明らかに僕の知ってる二人じゃない。でも、二人はそこにいた。
あまりみんなの前では自分を表現しない二人は、二人のだけの時は互いを晒しあって笑い転げてたんだろう。どういう顛末でそれをみんなに見せよう!と思ったかはわからないけれども、とても純粋だった。
舞台上で初めて見た「今までと違う二人」に驚いて、「今までと同じ二人」だったということに、とっても安心した。
彼女が見えなくなるまで、精一杯の拍手を送った。
結果、ジビエ。
高校三年生の時、進路を決めるシーズンがある。
あのころの夢をそのまま追いかけている人ってどれくらいいるのだろうか。
僕は決めれないまま、なんとなく作ることが好きだからデザイン系を志望したものの今になってもよくわかっていない。

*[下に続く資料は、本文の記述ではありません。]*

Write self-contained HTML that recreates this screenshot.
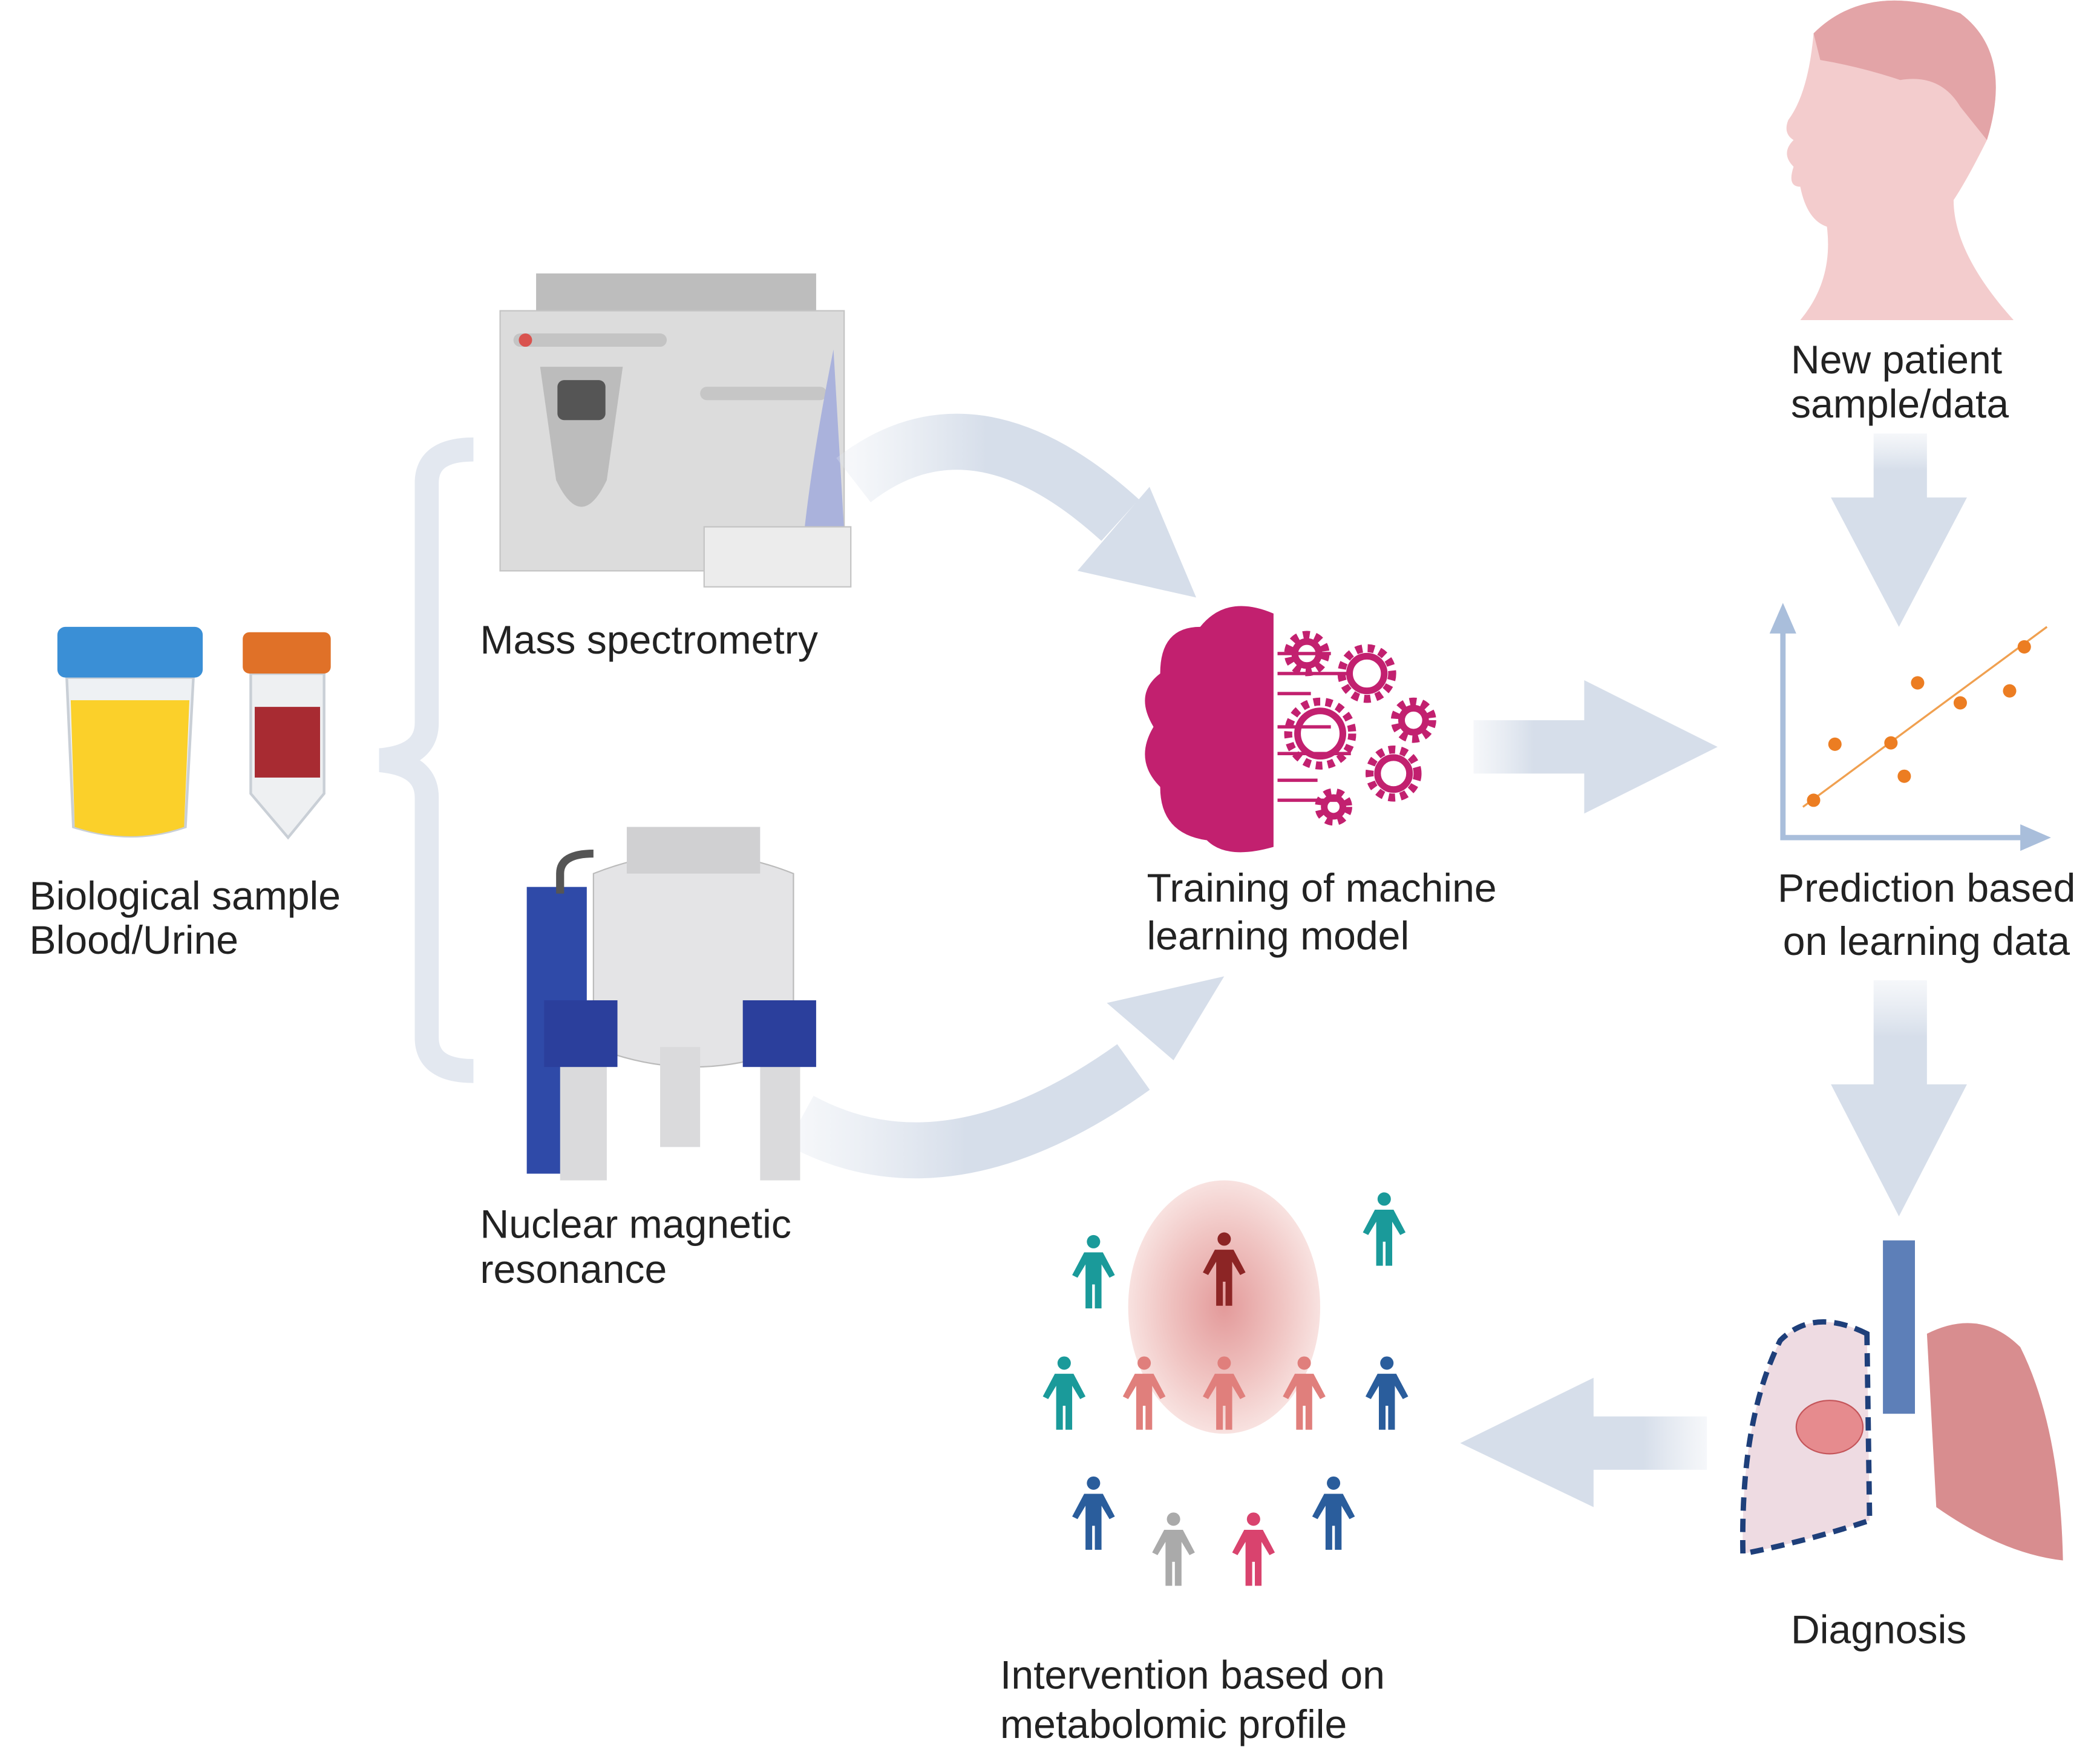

何になりたいんだろうか。
やりたいこととか、使命感とかごちゃまぜになって息苦しくなる時がある。
そんな時に羨ましくなるのは資格とかのわかりやすいゴールのある職種だ。
単純明快で羨ましい。もちろん大変だとは思うけど、ゴールがあるってのはいいなぁって思うのだ。
しかし、そうじゃない人だっている。生きてみて感じた自分の世界を外に表現したいという欲望は、もはや人間のバグ。多くの人はそこにぶつからないし、そのバグの取り扱いを教えてくれたりなんかしない。
だからそのバグとひたすら仲良くするしかない。
それで金を稼ぐのもよし。趣味にしてストレス発散にするのもよし。お笑いにしてもよし。
僕には、彼女らがどう生きて、どう考えて、なんで芸人になったかなんてわからない。当然ジビエという単語を選んだのかもわからない。そのさきにどんな進路があるかなんかわからない。
でも彼女らは今、芸人をしていて、ジビエという単語を選んだ。
それがどうしようもなくバカらしくて、二人らしくて、誇らしかったんだ。
無理に長い未来に名前をつけなくてもいい。
今感じてることに、ちゃんと向き合って、納得していこう。あわゆくば、それを芸にしてみるのも面白いかもしれないな。